Additionally, the legislation says families choosing independent private instruction (IPI) or private education must file the same form required under competent private instruction, which means the homeschool family must in fact report to the state, which is currently not required under those private education conditions.
Mascher has either introduced or been involved in a number of bills aimed at homeschooling this session, including the two mandating home visits.
HF 100, co-sponsored by Mascher with three other legislators, also adds reporting requirements and requires school districts to conduct health and safety visits.
HF 182 would in effect eliminate significant changes made to the Iowa Code in 2013 that gave homeschooling families more freedom, including offering independent private instruction and parent-taught driver education.
Mascher has introduced bills that are hostile to homeschooling in previous sessions.
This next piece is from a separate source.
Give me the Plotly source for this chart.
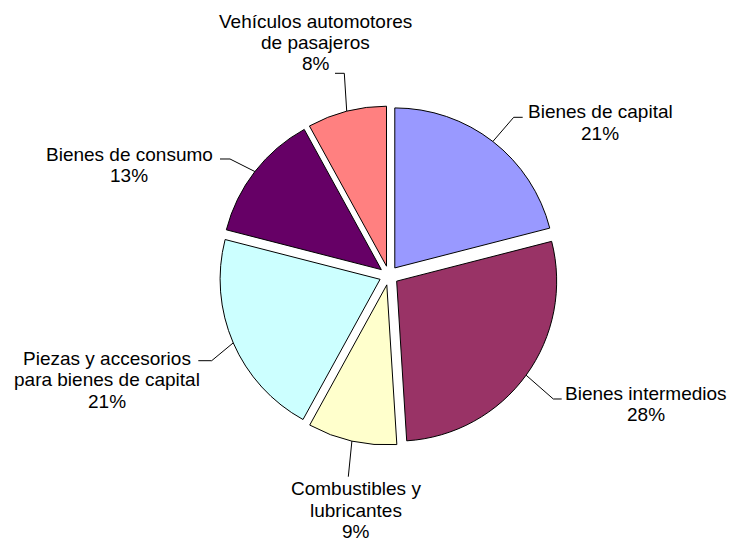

LifeSiteNews did not receive a response from Mascher, a retired educator, regarding the rationale behind the bills and her response to the charge they constitute overreach, as well as her thoughts on parents' rights with regard to choosing home education for their children.
The bills requiring home visits are a response to two Iowa girls who died as a result of neglect by their adoptive families, who had removed them from public school. Because of Iowa’s Independent Private Instruction law, they were not required to inform the school district.
Both girls were living with families that had been under investigative oversight by Iowa’s Department of Human Services, the Network of Iowa Christian Home Educators (NICHE) pointed out, but because neither child was attending an accredited school at the time of their tragic deaths, some continue to call for more regulation of Iowa homeschool families.
Still, homeschool advocates maintain the idea of requiring home visits by state entities is a misguided attempt to address abuse and unfairly targets homeschool families.
NICHE has registered opposition to HF 272.
The Catholic Church teaches that parents are the first educators of their children and as such the Church, along with other Christian denominations, holds that parents have a God-given right to oversee their children’s education.